__What is asked__. What lines of the data include the string "this"? Copy them all.

__Data excerpts__.
....

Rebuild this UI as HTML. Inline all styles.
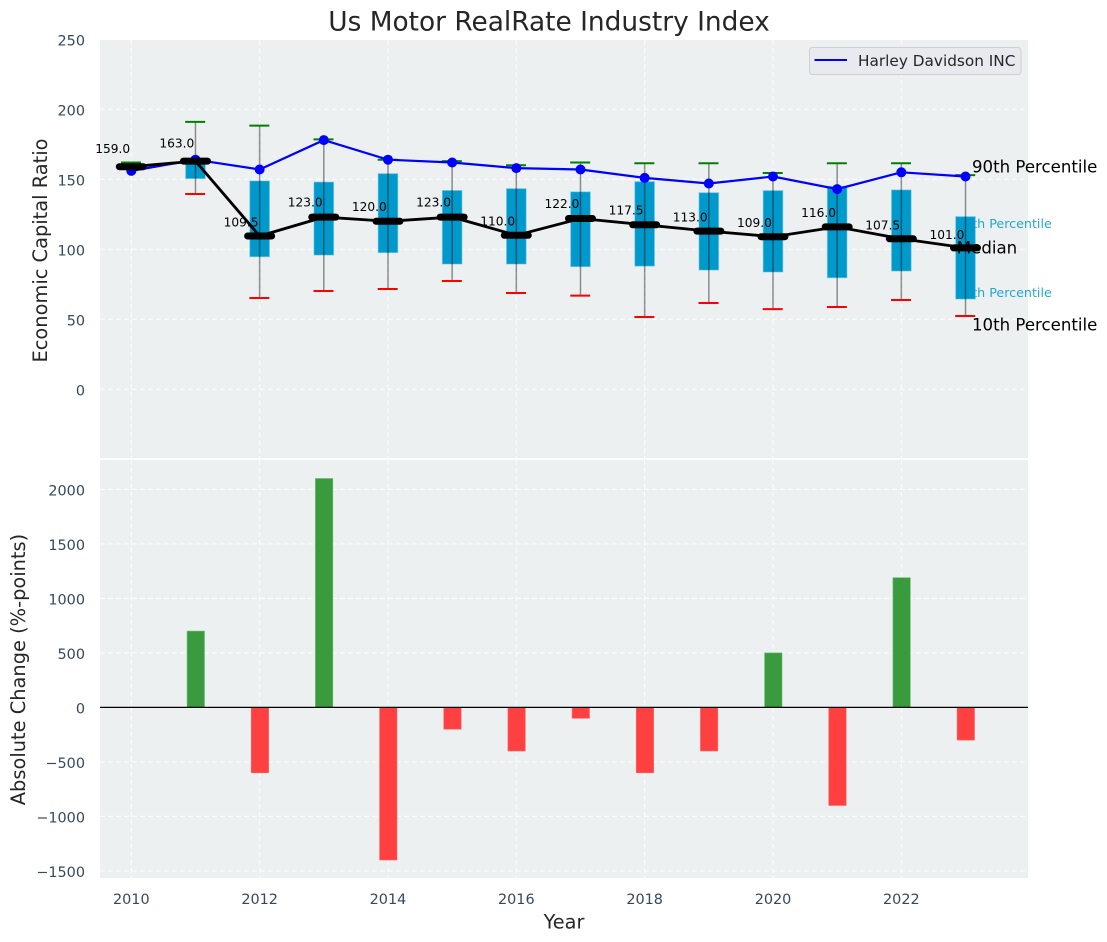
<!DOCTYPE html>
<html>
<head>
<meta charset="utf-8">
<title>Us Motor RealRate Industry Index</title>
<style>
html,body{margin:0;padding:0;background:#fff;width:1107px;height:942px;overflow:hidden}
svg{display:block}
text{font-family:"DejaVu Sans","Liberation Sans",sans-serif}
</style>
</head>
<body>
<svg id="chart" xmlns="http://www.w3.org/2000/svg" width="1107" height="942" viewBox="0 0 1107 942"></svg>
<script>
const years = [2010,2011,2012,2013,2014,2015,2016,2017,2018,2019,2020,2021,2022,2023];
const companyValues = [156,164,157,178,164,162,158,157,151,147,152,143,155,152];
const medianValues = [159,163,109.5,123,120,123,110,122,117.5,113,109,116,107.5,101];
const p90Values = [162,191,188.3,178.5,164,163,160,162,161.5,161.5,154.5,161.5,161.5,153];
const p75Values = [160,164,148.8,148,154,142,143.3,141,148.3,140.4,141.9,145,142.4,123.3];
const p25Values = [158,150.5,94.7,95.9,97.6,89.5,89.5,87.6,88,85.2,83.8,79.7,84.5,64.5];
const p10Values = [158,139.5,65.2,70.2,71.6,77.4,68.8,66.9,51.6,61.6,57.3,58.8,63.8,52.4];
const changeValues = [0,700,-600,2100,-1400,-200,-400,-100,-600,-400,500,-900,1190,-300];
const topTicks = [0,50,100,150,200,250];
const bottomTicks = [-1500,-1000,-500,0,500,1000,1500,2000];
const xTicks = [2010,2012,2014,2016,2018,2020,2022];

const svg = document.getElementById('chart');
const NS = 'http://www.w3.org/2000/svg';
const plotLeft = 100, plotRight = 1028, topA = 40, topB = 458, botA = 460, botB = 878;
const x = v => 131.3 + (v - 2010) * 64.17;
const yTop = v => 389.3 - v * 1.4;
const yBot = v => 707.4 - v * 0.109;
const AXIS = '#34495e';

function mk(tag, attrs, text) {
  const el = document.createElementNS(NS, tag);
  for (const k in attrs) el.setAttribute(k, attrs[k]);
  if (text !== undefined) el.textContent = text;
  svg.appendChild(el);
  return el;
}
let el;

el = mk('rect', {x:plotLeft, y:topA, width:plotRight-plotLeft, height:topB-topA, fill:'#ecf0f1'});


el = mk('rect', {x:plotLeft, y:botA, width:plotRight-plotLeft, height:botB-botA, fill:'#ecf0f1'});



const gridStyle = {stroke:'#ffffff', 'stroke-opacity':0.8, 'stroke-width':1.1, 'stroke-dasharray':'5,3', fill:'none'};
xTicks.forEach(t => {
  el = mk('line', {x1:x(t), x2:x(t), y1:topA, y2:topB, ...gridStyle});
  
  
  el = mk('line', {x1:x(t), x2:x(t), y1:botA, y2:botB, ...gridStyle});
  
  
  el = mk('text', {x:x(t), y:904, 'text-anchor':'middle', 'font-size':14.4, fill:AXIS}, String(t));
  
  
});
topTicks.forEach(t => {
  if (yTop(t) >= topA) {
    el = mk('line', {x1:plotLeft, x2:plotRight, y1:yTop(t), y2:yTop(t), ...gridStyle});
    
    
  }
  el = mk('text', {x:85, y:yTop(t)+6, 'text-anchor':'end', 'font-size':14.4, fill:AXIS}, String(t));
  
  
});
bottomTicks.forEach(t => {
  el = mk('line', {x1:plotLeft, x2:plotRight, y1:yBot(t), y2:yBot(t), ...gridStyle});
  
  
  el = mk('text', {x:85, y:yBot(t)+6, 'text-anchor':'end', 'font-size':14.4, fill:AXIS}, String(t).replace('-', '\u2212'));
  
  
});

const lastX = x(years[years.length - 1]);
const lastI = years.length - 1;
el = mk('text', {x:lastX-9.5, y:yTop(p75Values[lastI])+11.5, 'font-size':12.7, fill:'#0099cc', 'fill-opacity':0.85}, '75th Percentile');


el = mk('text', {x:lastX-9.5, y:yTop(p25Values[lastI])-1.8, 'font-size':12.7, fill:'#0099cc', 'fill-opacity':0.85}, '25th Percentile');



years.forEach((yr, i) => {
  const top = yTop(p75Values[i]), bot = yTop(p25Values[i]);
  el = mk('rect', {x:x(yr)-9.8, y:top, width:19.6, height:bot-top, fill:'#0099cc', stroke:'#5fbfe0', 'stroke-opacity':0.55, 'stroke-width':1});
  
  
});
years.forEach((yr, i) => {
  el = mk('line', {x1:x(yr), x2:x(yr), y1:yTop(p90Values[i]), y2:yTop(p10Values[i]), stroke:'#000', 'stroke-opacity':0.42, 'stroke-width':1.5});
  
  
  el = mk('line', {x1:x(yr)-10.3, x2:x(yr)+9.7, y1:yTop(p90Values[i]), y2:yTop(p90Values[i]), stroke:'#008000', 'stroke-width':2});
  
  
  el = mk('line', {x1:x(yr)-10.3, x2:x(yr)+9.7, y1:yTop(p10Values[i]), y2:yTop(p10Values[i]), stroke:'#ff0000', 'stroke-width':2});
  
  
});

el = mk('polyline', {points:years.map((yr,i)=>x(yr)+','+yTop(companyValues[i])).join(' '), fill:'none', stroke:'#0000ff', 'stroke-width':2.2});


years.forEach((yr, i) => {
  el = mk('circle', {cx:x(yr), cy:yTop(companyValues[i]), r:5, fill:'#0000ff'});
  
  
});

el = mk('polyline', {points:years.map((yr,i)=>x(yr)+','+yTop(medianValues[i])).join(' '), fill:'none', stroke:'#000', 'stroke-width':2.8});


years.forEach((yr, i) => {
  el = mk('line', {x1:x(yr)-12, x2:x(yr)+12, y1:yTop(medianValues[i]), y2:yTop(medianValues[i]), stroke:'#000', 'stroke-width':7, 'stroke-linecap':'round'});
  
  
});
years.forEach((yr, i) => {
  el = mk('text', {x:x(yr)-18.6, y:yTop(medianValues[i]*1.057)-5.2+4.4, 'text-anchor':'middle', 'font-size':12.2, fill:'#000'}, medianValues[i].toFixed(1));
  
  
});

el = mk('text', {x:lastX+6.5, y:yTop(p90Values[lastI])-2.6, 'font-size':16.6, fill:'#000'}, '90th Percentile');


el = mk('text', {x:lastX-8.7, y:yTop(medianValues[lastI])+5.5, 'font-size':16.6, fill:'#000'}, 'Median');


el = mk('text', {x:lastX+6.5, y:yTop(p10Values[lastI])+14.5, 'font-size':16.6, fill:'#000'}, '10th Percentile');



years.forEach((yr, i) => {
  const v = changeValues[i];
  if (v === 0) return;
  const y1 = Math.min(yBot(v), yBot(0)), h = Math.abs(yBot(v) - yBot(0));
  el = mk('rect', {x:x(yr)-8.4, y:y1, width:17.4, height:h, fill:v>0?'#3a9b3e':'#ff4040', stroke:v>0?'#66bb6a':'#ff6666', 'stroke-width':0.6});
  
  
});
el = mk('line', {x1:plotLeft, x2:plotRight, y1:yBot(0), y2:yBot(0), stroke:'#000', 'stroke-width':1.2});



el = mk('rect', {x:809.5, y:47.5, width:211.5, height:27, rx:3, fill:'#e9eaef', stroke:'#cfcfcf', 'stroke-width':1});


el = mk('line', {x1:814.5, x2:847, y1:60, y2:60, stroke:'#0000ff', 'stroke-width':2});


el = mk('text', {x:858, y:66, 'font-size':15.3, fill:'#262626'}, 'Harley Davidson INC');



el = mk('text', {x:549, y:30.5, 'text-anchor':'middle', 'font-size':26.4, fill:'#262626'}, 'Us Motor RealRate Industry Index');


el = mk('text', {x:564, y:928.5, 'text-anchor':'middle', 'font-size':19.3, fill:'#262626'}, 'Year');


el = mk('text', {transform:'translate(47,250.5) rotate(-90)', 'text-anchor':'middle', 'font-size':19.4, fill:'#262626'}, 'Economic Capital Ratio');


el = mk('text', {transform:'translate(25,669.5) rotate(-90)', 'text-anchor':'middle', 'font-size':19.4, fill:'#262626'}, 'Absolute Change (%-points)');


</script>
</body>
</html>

....

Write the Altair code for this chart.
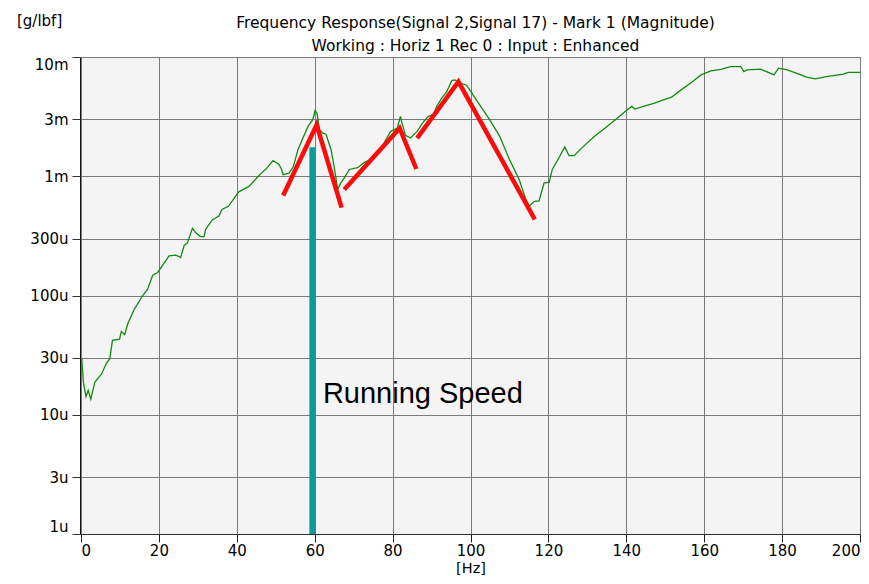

....

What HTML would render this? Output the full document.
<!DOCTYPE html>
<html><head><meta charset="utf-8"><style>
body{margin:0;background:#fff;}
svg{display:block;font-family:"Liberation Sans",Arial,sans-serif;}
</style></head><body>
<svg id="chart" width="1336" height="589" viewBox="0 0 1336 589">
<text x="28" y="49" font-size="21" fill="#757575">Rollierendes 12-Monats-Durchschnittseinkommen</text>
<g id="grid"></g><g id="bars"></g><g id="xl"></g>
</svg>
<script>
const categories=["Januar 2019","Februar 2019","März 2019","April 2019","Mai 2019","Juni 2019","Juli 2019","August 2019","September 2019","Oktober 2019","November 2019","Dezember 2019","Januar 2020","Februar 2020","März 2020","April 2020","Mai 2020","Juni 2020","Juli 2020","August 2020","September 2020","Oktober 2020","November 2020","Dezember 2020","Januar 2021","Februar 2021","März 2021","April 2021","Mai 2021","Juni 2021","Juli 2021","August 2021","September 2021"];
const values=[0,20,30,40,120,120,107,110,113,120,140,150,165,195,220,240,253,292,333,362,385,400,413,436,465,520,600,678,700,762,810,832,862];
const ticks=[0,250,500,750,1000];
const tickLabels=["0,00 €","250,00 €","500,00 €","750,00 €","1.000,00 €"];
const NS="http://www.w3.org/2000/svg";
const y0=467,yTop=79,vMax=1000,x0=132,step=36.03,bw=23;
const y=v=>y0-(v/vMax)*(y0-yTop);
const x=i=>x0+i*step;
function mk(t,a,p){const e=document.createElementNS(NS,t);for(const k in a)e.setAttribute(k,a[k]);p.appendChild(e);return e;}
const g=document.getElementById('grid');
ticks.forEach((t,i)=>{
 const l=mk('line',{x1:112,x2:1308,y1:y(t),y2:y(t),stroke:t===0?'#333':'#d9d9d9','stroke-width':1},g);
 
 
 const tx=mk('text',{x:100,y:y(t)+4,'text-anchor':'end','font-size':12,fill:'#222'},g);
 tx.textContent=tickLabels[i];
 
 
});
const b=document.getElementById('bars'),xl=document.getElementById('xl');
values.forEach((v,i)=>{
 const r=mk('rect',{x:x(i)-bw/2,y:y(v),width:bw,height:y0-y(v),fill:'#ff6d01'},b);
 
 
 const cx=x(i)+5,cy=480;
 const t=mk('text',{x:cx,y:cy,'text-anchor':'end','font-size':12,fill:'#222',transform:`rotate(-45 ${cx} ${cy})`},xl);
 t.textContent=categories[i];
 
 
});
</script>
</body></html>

....

__Problem solution__.
Rebuild this UI as HTML. Inline all styles.
Write the Altair code for this chart.
What HTML would render this? Output the full document.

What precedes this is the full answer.